I would be concerned about the very high estimated standard error of
the random effects for subject. You may be able to draw conclusions
about the power treatment and the type of question but I wouldn't be
terribly confident of the results. Others reading the list may have
better suggestions than I can provide.
> Thanks a lot for your time.
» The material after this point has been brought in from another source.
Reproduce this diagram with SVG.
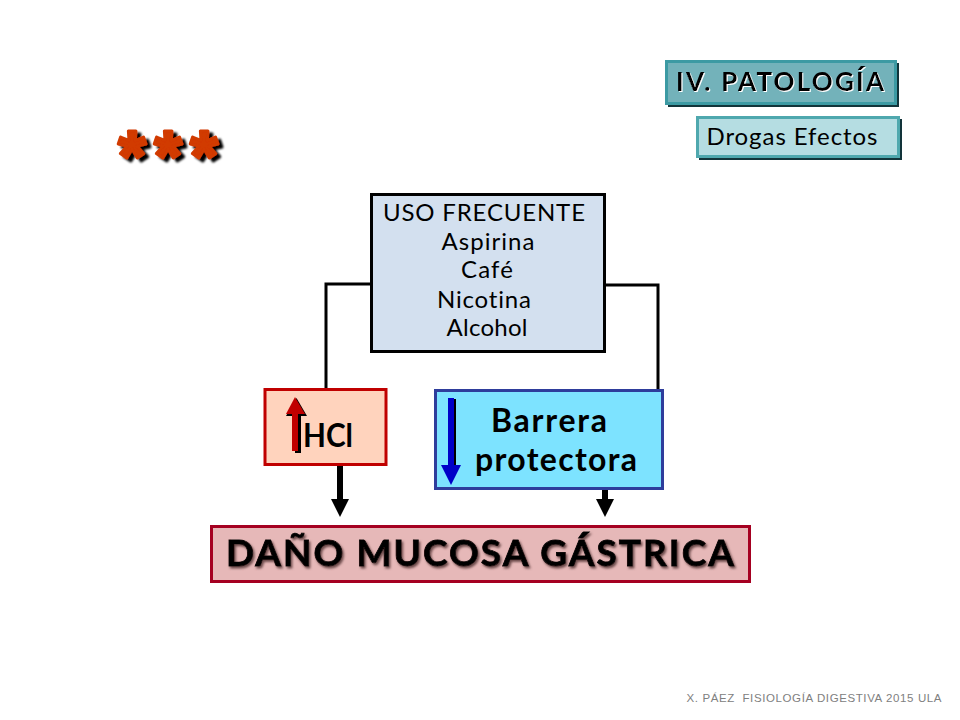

I also think I understand the comment on the random effects :)
>
> -----Original Message-----
> From: dmbates at gmail.com [mailto:dmbates at gmail.com] On Behalf Of Douglas Bates
> Sent: Saturday 19 March 2011 10:02 AM
> To: David Duffy
> Cc: Franssens, Samuel; r-sig-mixed-models at r-project.org
> Subject: Re: [R-sig-ME] generalized mixed linear models, glmmPQL and GLMER give very different results that both do not fit the data well...
>
> On Fri, Mar 18, 2011 at 9:54 PM, David Duffy <davidD at qimr.edu.au> wrote:
>> On Fri, 18 Mar 2011, Franssens, Samuel wrote:
>>
>>> Hi,
>>>
>>> I have the following type of data: 86 subjects in three independent
>>> groups (high power vs low power vs control). Each subject solves 8
>>> reasoning problems of two kinds: conflict problems and noconflict
>>> problems. I measure accuracy in solving the reasoning problems. To
>>> summarize: binary response, 1 within subject var (TYPE), 1 between subject var (POWER).
>>>
>>> I wanted to fit the following model: for problem i, person j:
>>> logodds ( Y_ij ) = b_0j + b_1j TYPE_ij with b_0j = b_00 + b_01
>>> POWER_j + u_0j and b_1j = b_10 + b_11 POWER_j
>>>
>>> I think it makes sense, but I'm not sure.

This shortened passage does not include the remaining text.